Naiyomah returned to Enoosaen last month to attend a weeklong rite-of-passage ceremony that made him a junior elder in the village. One night, when the other young men gathered under a tree to tell stories, Naiyomah recounted the horrors he witnessed last September during a visit to New York. He told them how "buildings that almost touched the clouds" tumbled down after terrorists crashed two planes into the World Trade Center, how desperate people jumped out of the burning buildings to their deaths and how hundreds of rescuers died trying to save people.

"Everybody was shocked," said William Oltetia, the 20-year-old chief of Enoosaen's warriors. Oltetia said that until Naiyomah's story, he had not heard about the attacks.

Others in Enoosaen said they knew vaguely about Sept. 11 but Naiyomah's account brought the tragedy to life.

And Osama bin Laden became a household word. People who are unpopular in the village are now known simply as Osamas.

"We don't have anyone as cruel as him," said James Ngodia, 44. "This man is a world enemy. If he comes to Maasailand, we will surely kill him with our spears and arrows."

Naiyomah proposed to village elders that they do something to help America.

Within a week, 14 people pledged their cows. Those who donated said they wanted to express their condolences and to show their gratitude to the United States for taking care of Naiyomah and for helping the village.

Naiyomah has used money donated by various American friends to build a three-room schoolhouse and to set up a water-purification system that could help reduce typhoid and other illnesses.

"When America is hurting, we want to share their pain," said Ngodia, who donated two cows from his herd of 22. "Human lives are the same whether it's in America or Maasailand."

Ngodia trades his cows for land, food and other goods to support his three wives and 11 children. "A cow is like a bank account," he said. "You treat it well and it gives you interest."

On Sunday, the 500 people, some of them from nearby villages, gathered on a hillside here to present the cows to Brencick.

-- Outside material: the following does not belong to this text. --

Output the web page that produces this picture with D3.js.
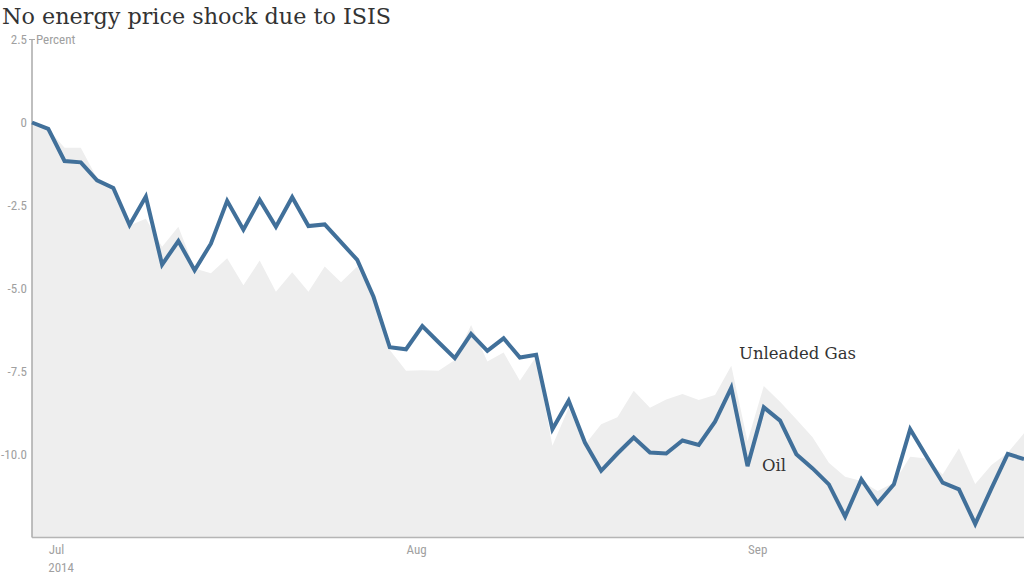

Children came dressed in their school uniforms, while elders wore their traditional garb.

After songs and speeches from local leaders, the cows were driven into an area enclosed by the crowd. The warriors surrounded them and began a throaty hum that Maasai say calms cattle.

Within minutes, the animals were a bovine whirlpool, pressed together and rotating in a tight circle.

In the crowd, Naiyomah used his rungu, or fighting stick, like a conductor's baton, directing people to hold up signs that said: "September 11 tragedy," "We are touched by your loss" and "We give these cows to help you."

Brencick later told the gathering that "it is not easy to take these cows to New York across the sea."

The cows, instead, will be sold and the proceeds used to buy beadwork from the village, possibly an American flag and other items, that will hang in a public place in New York.

"The world has not been divided by this tragedy," Brencick said. "You and we are helping to bring it together."